If you could un-invent something, what would it be?
My son came round the other day and he was telling us about this programme or podcast that he had seen. It was a thought experiment regarding vehicles. Basically, the speaker was imagining a world where the electric vehicle was the only option and someone was proposing a petrol or diesel driven vehicle. It would become very clear very quickly what an appalling invention was being proposed.
The Internal Combustion Engine would be associated with pollution, destruction of the environment in countless areas through the requirement to drill into the ground and sea and, as a side issue, be the cause of wars and territorial disputes in countries like Venezuela, Iran and Greenland, to take three random examples, where spurious reasons for taking over a territory might be given by a greedy super power intent on profiting from a huge amount of oil lying in the ground.
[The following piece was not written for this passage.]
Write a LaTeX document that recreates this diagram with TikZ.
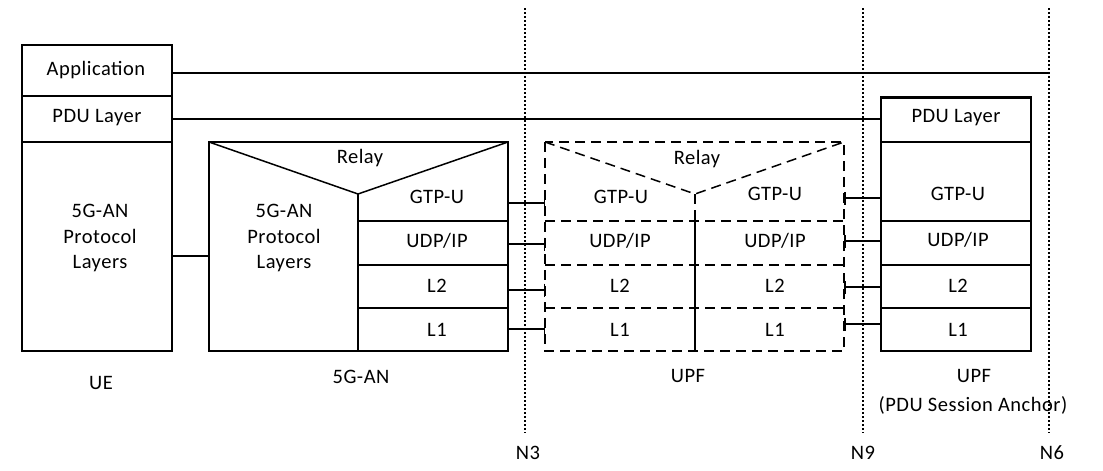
\documentclass[tikz,border=0pt]{standalone}
\usepackage{fontspec}
\setmainfont{Carlito}[LetterSpace=2.5]
\usetikzlibrary{arrows.meta}
\begin{document}
\begin{tikzpicture}[x=1pt,y=-1pt,
  box/.style={draw, line width=1.5pt},
  dbox/.style={draw, line width=1.5pt, dash pattern=on 10pt off 6pt},
  lbl/.style={font=\fontsize{20.5}{25.5}\selectfont, inner sep=0pt, align=center},
  link/.style={line width=1.5pt},
  tee/.style={line width=1.5pt, -{Bar[width=13pt,line width=1.5pt]}},
  teel/.style={line width=1.5pt, {Bar[width=13pt,line width=1.5pt]}-},
  refline/.style={line width=1.2pt, dash pattern=on 1.8pt off 2.2pt},
]
\useasboundingbox (0,0) rectangle (1103,471);

% ---------- UE ----------
\draw[box] (22,45) rectangle (172,351);
\draw[box] (22,96) -- (172,96);
\draw[box] (22,142) -- (172,142);
\node[lbl] (ueapp) at (96,70) {Application};
\node[lbl] (uepdu) at (97,118) {PDU Layer};
\node[lbl] (ueprot) at (100,238) {5G-AN\\Protocol\\Layers};
\node[lbl] (uelab) at (101,383) {UE};

% ---------- 5G-AN ----------
\draw[box] (209,142) rectangle (508,351);
\draw[box] (209,142) -- (358,194) -- (508,142);
\draw[box] (358,194) -- (358,351);
\draw[box] (358,221) -- (508,221);
\draw[box] (358,265) -- (508,265);
\draw[box] (358,308) -- (508,308);
\node[lbl] (anrelay) at (360,158) {Relay};
\node[lbl] (anprot) at (284,238) {5G-AN\\Protocol\\Layers};
\node[lbl] (angtp) at (437,197) {GTP-U};
\node[lbl] (anudp) at (437,241) {UDP/IP};
\node[lbl] (anl2) at (437,286) {L2};
\node[lbl] (anl1) at (437,330) {L1};
\node[lbl] (anlab) at (361,377) {5G-AN};

% ---------- UPF (intermediate, dashed) ----------
\draw[dbox] (545,142) rectangle (844,351);
\draw[dbox] (545,142) -- (695,194) -- (844,142);
\draw[dbox] (695,194) -- (695,221);
\draw[line width=1.1pt] (695,221) -- (695,351);
\draw[dbox] (545,221) -- (844,221);
\draw[dbox] (545,265) -- (844,265);
\draw[dbox] (545,308) -- (844,308);
\node[lbl] (urelay) at (697,159) {Relay};
\node[lbl] (ugtpa) at (621,197) {GTP-U};
\node[lbl] (ugtpb) at (775,194) {GTP-U};
\node[lbl] (uudpa) at (620,241) {UDP/IP};
\node[lbl] (uudpb) at (775,241) {UDP/IP};
\node[lbl] (ul2a) at (620,286) {L2};
\node[lbl] (ul2b) at (775,286) {L2};
\node[lbl] (ul1a) at (620,330) {L1};
\node[lbl] (ul1b) at (775,330) {L1};
\node[lbl] (ulab) at (688,376) {UPF};

% ---------- UPF (PDU Session Anchor) ----------
\draw[box] (881,97) rectangle (1031,351);
\draw[line width=3pt] (881,97) -- (1031,97);
\draw[box] (881,142) -- (1031,142);
\draw[box] (881,221) -- (1031,221);
\draw[box] (881,265) -- (1031,265);
\draw[box] (881,308) -- (1031,308);
\node[lbl] (ppdu) at (956,118) {PDU Layer};
\node[lbl] (pgtp) at (958,194) {GTP-U};
\node[lbl] (pudp) at (958,240) {UDP/IP};
\node[lbl] (pl2) at (958,286) {L2};
\node[lbl] (pl1) at (958,330) {L1};
\node[lbl] (plab) at (974,376) {UPF};
\node[lbl] (plab2) at (973,405) {(PDU Session Anchor)};

% ---------- reference points ----------
\coordinate (n3t) at (525,8);   \coordinate (n3b) at (525,433);
\coordinate (n9t) at (863,8);   \coordinate (n9b) at (863,433);
\coordinate (n6t) at (1049,8);  \coordinate (n6b) at (1049,433);
\draw[refline] (n3t) -- (n3b);
\draw[refline] (n9t) -- (n9b);
\draw[refline] (n6t) -- (n6b);
\node[lbl] (n3) at (528,453) {N3};
\node[lbl] (n9) at (863,453) {N9};
\node[lbl] (n6) at (1052,453) {N6};

% ---------- connectors ----------
\coordinate (appS) at (172,73);  \coordinate (appE) at (1049,73);
\draw[link] (appS) -- (appE);
\coordinate (pduS) at (172,119); \coordinate (pduE) at (881,119);
\draw[link] (pduS) -- (pduE);
\coordinate (ueR) at (172,256);  \coordinate (anL) at (209,256);
\draw[link] (ueR) -- (anL);

\coordinate (a1) at (508,203); \coordinate (b1) at (545,203);
\coordinate (a2) at (508,244); \coordinate (b2) at (545,244);
\coordinate (a3) at (508,290); \coordinate (b3) at (545,290);
\coordinate (a4) at (508,329); \coordinate (b4) at (545,329);
\draw[tee] (a1) -- (b1);
\draw[tee] (a2) -- (b2);
\draw[tee] (a3) -- (b3);
\draw[tee] (a4) -- (b4);

\coordinate (c1) at (844,198); \coordinate (d1) at (881,198);
\coordinate (c2) at (844,241); \coordinate (d2) at (881,241);
\coordinate (c3) at (844,287); \coordinate (d3) at (881,287);
\coordinate (c4) at (844,324); \coordinate (d4) at (881,324);
\draw[teel] (c1) -- (d1);
\draw[teel] (c2) -- (d2);
\draw[teel] (c3) -- (d3);
\draw[teel] (c4) -- (d4);
\end{tikzpicture}
\end{document}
The first attempts to produce commercial electric vehicles were patented in the late 19th century and Andreas Flocken is credited with building the first proper road going electric vehicle in 1888. Many other areas of life happily relied on electricity to run things. Electricity was used in trains both underground and overground from the same time and are still in use today. Why didn’t it work? Well, the original batteries were fine for the shorter trips favoured at the start of the 20th century and were in fact more reliable than the fuel in petrol driven cars. Unfortunately, people started to want to drive longer distances and neither electric nor petrol vehicles had the infrastructure needed to support them. So a choice had to be made, and to the extreme detriment of the environment petrol stations rather than charging points were chosen.
Money talks as they say, and the oil based motor industry paid off more politicians than the electric equivalent. If the reverse had been the case we would be living in a much better, cleaner and more peaceful world. The Infernal Combustion Engine (the typo is deliberate by the way!) has been nothing but a disaster for our world and it should never have been invented.